The first woman to scale all 8,000m peaks without the use of supplementary oxygen.
Gerlinde Kaltenbrunner’s interest in mountain climbing developed at a very young age. It was Reverend Dr. Erich Tischler, a youth group leader in her hometown of Spital am Pyhrn, Upper Austria, who introduced her to the fascinating world of mountains. After the dominical church service, he would take Gerlinde Kaltenbrunner along on numerous tours to the mountains surrounding her hometown.
At the age of 13, Gerlinde Kaltenbrunner ventured on her first easy climbing tours at the local „Sturzhahn“, which sparked off her enthusiasm for climbing and paved the road to alpinism. During the following years, she never skipped an opportunity to go climbing. Ski, ice and climbing tours became her main fields of interest, which she enjoyed besides completing her nurse training in Upper Austria and Vienna. Her greatest dream – climbing an eight thousand peak – came true at the age of 23, when she succeeded in climbing the fore summit of Broad Peak in Pakistan, with a height of 8.027m. During the following years, she put all money earned as a nurse into different trekking and climbing expeditions to the Himalaya.
After climbing the Nanga Parbat – her fifth eight thousand peak – in 2003, she decided to finally become a professional mountain climber.

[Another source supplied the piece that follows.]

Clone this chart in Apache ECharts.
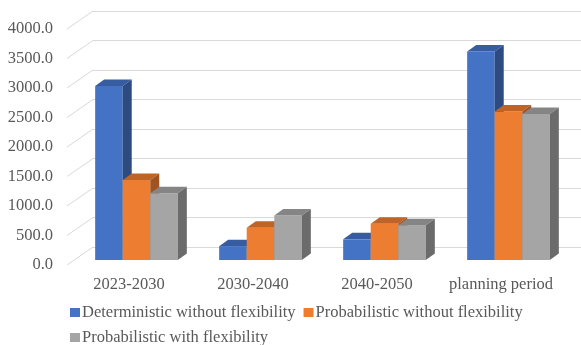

Today, Gerlinde Kaltenbrunner has climbed all fourteen main peaks in the eight thousand series as well as two fore summits higher than eight thousand metres.By reaching the summit of K2 (8,611m), the second highest peak in the world, she has become the first woman to scale all 8,000m peaks without the use of supplementary oxygen. Her passion, however, are not solely the high mountains of the Himalaya Massive. It’s just as much the people, as well as their foreign culture and religion that touch and enchant her.